Forty million for a company that has established its products and is doing nicely is a lot of cash. After all, since starting product ships in August 2010, Nimble has passed the 500 customer count and now has over 1,000 products bought and deployed.

Why the rush? It all makes sense when you consider that all arrays are becoming hybrid arrays – with flash storage alongside the disk drive shelves. Nimble has the enormous task ahead of it of persuading current drive array customers to switch to its gear before the Dells, EMCs, HPs, HDSes and IBMs of the storage world come up with competitive offerings. It won't take long and they have already started.

As the storage giants have started bringing out all-flash arrays as well – eg, EMC with its coming XtremIO box – then Nimble, Tegile, Tintri and other hybrid array start-ups could get squeezed between mainstream vendors' performance flash arrays and flash-accelerated disk drive arrays. In 18 months or so the mainstream vendors will be on Nimble's tail and chomping hard.

So Nimble has to keep its product ahead of the pack and build out its sales and marketing infrastructure extremely fast in order to establish itself as a sustainable supplier – and enable the VCs to get their cash out of the company with a thumping good return on the investment.

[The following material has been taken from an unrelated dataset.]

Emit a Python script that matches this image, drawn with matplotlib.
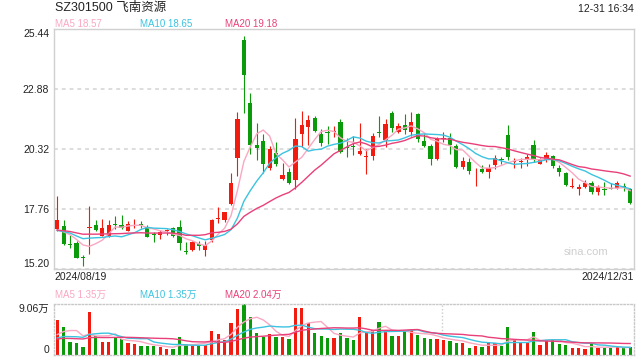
import numpy as np
import pandas as pd
import matplotlib
matplotlib.use("Agg")
import matplotlib.pyplot as plt

plt.rcParams["font.family"] = ["Liberation Sans", "Noto Sans CJK SC"]

# daily OHLC, 2024/08/19 .. 2024/12/31
opens = [16.91, 17.04, 16.27, 16.31, 15.70, 16.96, 17.08, 16.62, 16.59, 17.12,
         17.06, 16.84, 17.06, 17.11, 17.01, 16.69, 16.67, 16.81, 16.94, 16.99,
         15.97, 16.03, 16.27, 16.03, 16.42, 17.33, 17.29, 17.97, 19.95, 24.97,
         22.28, 20.49, 20.66, 19.52, 20.15, 19.04, 19.32, 19.01, 20.97, 21.26,
         21.63, 20.95, 21.05, 21.05, 21.48, 20.42, 20.45, 20.12, 19.99, 20.04,
         21.05, 20.72, 21.86, 21.06, 21.34, 21.03, 21.81, 20.66, 20.45, 19.89,
         20.75, 20.78, 20.43, 19.55, 19.78, 19.41, 19.47, 19.35, 19.63, 19.90,
         20.90, 19.76, 19.76, 19.89, 20.49, 19.70, 19.86, 20.02, 19.50, 19.29,
         18.72, 18.62, 18.70, 18.88, 18.48, 18.61, 18.65, 18.67, 18.74, 18.60]
highs = [18.30, 17.29, 16.65, 16.41, 15.80, 17.90, 17.31, 17.33, 17.28, 17.45,
         17.50, 17.26, 17.33, 17.25, 17.08, 16.76, 16.86, 16.91, 16.98, 17.31,
         16.34, 16.41, 16.41, 16.38, 17.33, 17.86, 17.65, 19.30, 21.91, 25.16,
         22.71, 21.44, 20.95, 20.43, 20.60, 19.72, 19.50, 21.66, 21.96, 21.77,
         21.71, 21.17, 21.29, 21.29, 21.60, 20.77, 20.89, 21.43, 20.32, 21.00,
         21.71, 21.60, 21.94, 21.43, 21.81, 21.88, 21.84, 20.96, 20.53, 20.82,
         21.06, 21.00, 20.52, 19.96, 19.94, 19.51, 19.64, 19.68, 20.06, 19.96,
         21.33, 19.92, 19.92, 20.11, 20.71, 19.92, 20.21, 20.06, 19.65, 19.36,
         19.07, 18.81, 18.98, 18.97, 18.77, 18.91, 18.85, 18.95, 18.88, 18.65]
lows = [16.84, 16.24, 16.11, 15.66, 15.34, 15.84, 16.81, 16.59, 16.57, 16.91,
        16.91, 16.81, 16.94, 16.96, 16.55, 16.37, 16.48, 16.65, 16.57, 16.01,
        15.83, 15.95, 16.03, 15.77, 16.37, 17.16, 17.19, 17.93, 19.18, 21.86,
        20.11, 19.87, 19.30, 19.44, 19.58, 18.98, 18.81, 18.61, 20.39, 20.49,
        21.03, 20.46, 20.53, 20.82, 20.15, 19.99, 20.06, 20.06, 19.25, 19.87,
        20.82, 20.39, 21.06, 21.00, 20.96, 20.89, 20.63, 20.39, 19.65, 19.87,
        20.60, 20.09, 19.52, 19.47, 19.27, 18.76, 19.30, 19.07, 19.46, 19.67,
        19.86, 19.52, 19.49, 19.60, 19.75, 19.67, 19.77, 19.52, 19.17, 18.74,
        18.65, 18.36, 18.65, 18.42, 18.36, 18.36, 18.60, 18.62, 18.52, 17.98]
closes = [17.29, 16.27, 16.22, 15.68, 15.67, 16.99, 16.86, 16.95, 17.06, 17.09,
          16.95, 17.13, 17.09, 17.06, 16.58, 16.67, 16.76, 16.84, 16.59, 16.32,
          15.94, 16.34, 16.17, 16.22, 17.30, 17.38, 17.62, 18.87, 21.60, 23.49,
          20.49, 20.38, 19.69, 20.32, 19.68, 19.21, 18.87, 20.75, 21.34, 21.56,
          21.10, 20.58, 21.02, 21.07, 20.20, 20.36, 20.39, 20.25, 20.02, 20.87,
          21.02, 21.39, 21.23, 21.32, 21.13, 21.46, 20.75, 20.43, 19.89, 20.75,
          20.78, 20.49, 19.55, 19.82, 19.40, 19.44, 19.35, 19.51, 19.92, 19.87,
          19.99, 19.79, 19.79, 19.96, 19.86, 19.89, 20.06, 19.60, 19.34, 18.78,
          18.75, 18.70, 18.88, 18.48, 18.70, 18.58, 18.62, 18.85, 18.64, 18.02]
volumes = [61600, 48900, 23600, 21700, 14500, 76100, 33200, 23600, 23600, 32000,
           28400, 21700, 19900, 16300, 16300, 16300, 14500, 10900, 10900, 32600,
           19900, 16300, 18100, 18100, 43500, 38100, 27200, 56200, 81500, 90600,
           67000, 39900, 32600, 38100, 32600, 32600, 29000, 83400, 83400, 56200,
           39900, 34400, 30800, 30800, 39900, 30800, 27200, 67000, 41700, 44100,
           58000, 44100, 34400, 34400, 42900, 45300, 36200, 30800, 29000, 29000,
           27200, 25400, 21700, 21700, 12700, 16300, 14500, 21700, 20500, 16300,
           48900, 27200, 21700, 21700, 41700, 18100, 27200, 27200, 19900, 18100,
           12700, 12700, 10900, 20500, 12700, 12700, 12700, 14500, 12700, 14500]

# sessions before the window, only used to seed the moving averages
prior_closes = [16.80, 16.92, 16.85, 16.78, 16.95, 16.88, 16.82, 16.90, 16.97, 16.84,
                16.79, 16.86, 16.93, 16.81, 16.76, 16.70, 16.82, 16.68, 16.85]
prior_volumes = [25000, 28000, 31000, 24000, 27000, 26000, 29000, 23000, 27000, 26000,
                 22000, 26000, 24000, 25000, 24100, 21300, 14700, 21700, 61600]

# values shown in the legends of the original
price_ma_labels = ["MA5 18.57", "MA10 18.65", "MA20 19.18"]
vol_ma_labels = ["MA5 1.35万", "MA10 1.35万", "MA20 2.04万"]

date_labels = ["2024/08/19", "2024/12/31"]
price_ticks = [15.20, 17.76, 20.32, 22.88, 25.44]
vol_ticks = [0, 90600]
vol_tick_labels = ["0", "9.06万"]

RED = "#f21b10"
GREEN = "#0a9a0a"
C_MA5 = "#f9a8c2"
C_MA10 = "#3cc3e0"
C_MA20 = "#e9407a"
ma_colors = [C_MA5, C_MA10, C_MA20]

n = len(closes)
x = np.arange(n)
o = np.array(opens); h = np.array(highs); l = np.array(lows); c = np.array(closes)
v = np.array(volumes)
up = c >= o
colors = np.where(up, RED, GREEN)

k = len(prior_closes)
cs = pd.Series(prior_closes + closes)
vs = pd.Series(prior_volumes + volumes)
ma = {w: cs.rolling(w).mean().values[k:] for w in (5, 10, 20)}
vma = {w: vs.rolling(w).mean().values[k:] for w in (5, 10, 20)}

fig = plt.figure(figsize=(6.4, 3.6), dpi=100)
W, H = 640, 360

ax = fig.add_axes([54 / W, 1 - 269 / H, 580 / W, 240 / H])
axv = fig.add_axes([54 / W, 1 - 355 / H, 580 / W, 51 / H])

# candles
ax.vlines(x, l, h, colors=colors, linewidth=0.8, zorder=2)
body_lo = np.minimum(o, c)
body_h = np.maximum(np.abs(c - o), 0.035)
ax.bar(x, body_h, bottom=body_lo, width=0.66, color=colors, linewidth=0, zorder=3)

ax.plot(x, ma[5], color=C_MA5, lw=1.0, zorder=4)
ax.plot(x, ma[10], color=C_MA10, lw=1.0, zorder=4)
ax.plot(x, ma[20], color=C_MA20, lw=1.0, zorder=4)

ax.set_xlim(-0.5, 89.6)
ax.set_ylim(price_ticks[0], price_ticks[-1])
ax.set_yticks(price_ticks)
ax.set_yticklabels([f"{t:.2f}" for t in price_ticks])
ax.set_xticks([])
ax.tick_params(axis="y", length=0, pad=3.5, labelsize=7.5, labelcolor="#222222")
labels = ax.get_yticklabels()
labels[0].set_va("bottom")
labels[-1].set_va("top")
ax.yaxis.grid(True, color="#dddddd", linestyle=(0, (2, 2)), linewidth=1.4)
ax.set_axisbelow(True)
for s in ax.spines.values():
    s.set_color("#d0d0d0")
    s.set_linewidth(1.0)

ax.text(0.955, 0.07, "sina.com", transform=ax.transAxes, ha="right", va="center",
        fontsize=8, color="#cfcfcf")

# volume
axv.bar(x, v, width=0.5, color=colors, linewidth=0, zorder=2)
axv.plot(x, vma[5], color=C_MA5, lw=1.0, zorder=3)
axv.plot(x, vma[10], color=C_MA10, lw=1.0, zorder=3)
axv.plot(x, vma[20], color=C_MA20, lw=1.0, zorder=3)
axv.axvline(59.7, color="#cccccc", linestyle=(0, (1, 1.5)), linewidth=1.0, zorder=1)
axv.set_xlim(-0.5, 89.6)
axv.set_ylim(vol_ticks[0], vol_ticks[-1])
axv.set_yticks(vol_ticks)
axv.set_yticklabels(vol_tick_labels)
axv.set_xticks([])
axv.tick_params(axis="y", length=0, pad=3.5, labelsize=7.5, labelcolor="#222222")
vlabels = axv.get_yticklabels()
vlabels[0].set_va("bottom")
vlabels[-1].set_va("top")
for s in axv.spines.values():
    s.set_color("#c8c8c8")
    s.set_linestyle((0, (1, 1.5)))
    s.set_linewidth(1.0)


def ftext(px, py, s, **kw):
    fig.text(px / W, 1 - py / H, s, va="center", **kw)


ftext(55, 8, "SZ301500 飞南资源", fontsize=9, color="#222222")
ftext(634, 9, "12-31 16:34", fontsize=7.5, color="#222222", ha="right")

for px, lab, col in zip([55, 140, 225], price_ma_labels, ma_colors):
    ftext(px, 24, lab, fontsize=7, color=col)

ftext(54, 277, date_labels[0], fontsize=7.5, color="#222222")
ftext(634, 277, date_labels[1], fontsize=7.5, color="#222222", ha="right")

for px, lab, col in zip([55, 140, 225], vol_ma_labels, ma_colors):
    ftext(px, 295, lab, fontsize=7, color=col)

fig.savefig("out.png", dpi=100)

Ping Li, a principal investor at Accel Partners, said. “Nimble has clearly pulled away from the storage giants and flash-based start-ups alike, and proven its value across an amazing 1,000-plus deployments in the enterprise. Our investment in Nimble continues to deliver high long-term value.”

Suresh Vasudevan, Nimble Storage's CEO, said: “With our financial performance well ahead of our most aggressive estimates, we’re continuing to reinvest across all areas of our operations as we advance towards an IPO and become an industry leader in the market evolution to flash-optimised storage.”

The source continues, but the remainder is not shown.